Was weiterhilft, ist etwas anderes, dass wir nämlich den Fonds, der existiert, nicht jetzt, nachdem einige Fälle entschieden sind, beenden, sondern dass die Chance besteht, dass der weitergeführt wird, wenn weitere Anträge kommen, dass die auch vernünftig bearbeitet werden können, dass die Geschäftsstelle wohl weiter in Betrieb bleiben muss und dass wir auch künftig dafür sorgen müssen, dass so etwas wie eine Bewertungskommission agieren kann. Darüber werden wir mit dem Senator en détail sprechen, dass jetzt nicht alle Griffel fallengelassen werden, sondern dass künftige Anträge genauso vernünftig behandelt werden können, wie sie bisher behandelt worden sind in Bezug auf den Fonds. Dafür werden wir sorgen müssen. Dann werden wir, glaube ich, eine gute Regelung finden. – Herzlichen Dank!
Vielen Dank, Frau Präsidentin! – Meine sehr verehrten Damen und Herren Kollegen! Zu später Stunde noch ein sehr wichtiges und gerade für uns notwendig zu behandelndes Thema. Ich glaube, es dürfte hier im Haus unstrittig sein, dass der Dienstherr gegenüber seinen Beamten eine besondere Fürsorgepflicht hat.

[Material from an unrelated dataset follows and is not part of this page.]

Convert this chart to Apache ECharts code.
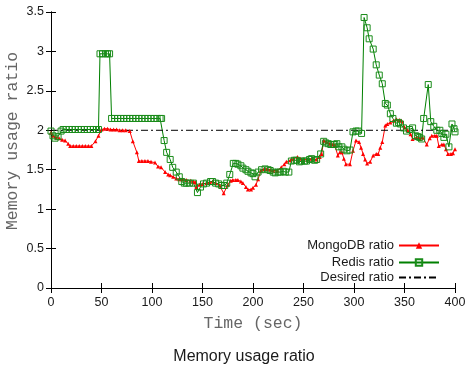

Es betrifft alle Maßnahmen, die Leib und Leben theoretisch oder praktisch gefährden könnten. Er hat auch dafür Sorge zu tragen, dass im Rahmen des Arbeitsschutzes alles so weit funktioniert, dass möglicherweise keine Erkrankung oder Ähnliches vollzogen wird.
Der Kollege Dregger ist darauf eingegangen, und auch in seiner Begründung nimmt er eindringlich Bezug auf die Schießstättenaffäre. Ich will das auch noch einmal aufnehmen: Wir hatten über Jahre – über Jahre! – eine toxikologische Vergiftungssituation durch defekte Schießstände und durch toxische Munition, das kommt noch dazu, das wird immer gern vergessen. Wir hatten über Jahre eine Denunzierung der Beamten, die diese Missstände aufklären wollten. Wir haben Hunderte von zum Teil schwersterkrankten Beamten, und – auch das wurde
schon angesprochen –, wir haben leider Gottes mittlerweile viel zu viele, die aufgrund ihrer Erkrankung verstorben sind. Es dauerte bis zum Jahr 2018, bis man sich überlegt hat, wie man möglichst unbürokratisch helfen kann. Da bin ich ganz ehrlich, es wurde dieser Entschädigungsfonds eingerichtet, das hat mich überrascht, weil ich selber die beamtenrechtlichen Bestimmungen kenne. Ich weiß, wie langwierig solch ein Schadensersatzprozess ist. Hier wurde versucht zu helfen, aber wie so häufig ist das Gegenteil von gut, gut gemeint. Es gab im Nachgang zig Beschwerden im Rahmen der Bewertungskommission. Es wurden Beamte, die zwei-, dreimal im Jahr auf der Schießbahn waren, genauso behandelt wie Vielschießer vom SEK, die jede Woche Tausende von Schuss dort verschossen haben. Ein Missverhältnis, das auch für die Beamten ein Stück weit nicht nachvollziehbar ist.
Herr Kollege Zimmermann, Sie sagten, Sie wollen gern diesen Schießstandfonds und die Bewertungskommission fortsetzen. Können Sie mir aus dem Kopf sagen, wie weit ein Fonds für den nächsten Haushalt im Einzelplan 05 etatisiert ist? – Er ist nicht etatisiert. Aber das ist ein guter Punkt. Wir bringen jetzt gerade die Berichtsanträge ein, der Änderungsantrag kommt von uns, und dann nehme ich Sie beim Wort, Herr Kollege Zimmermann!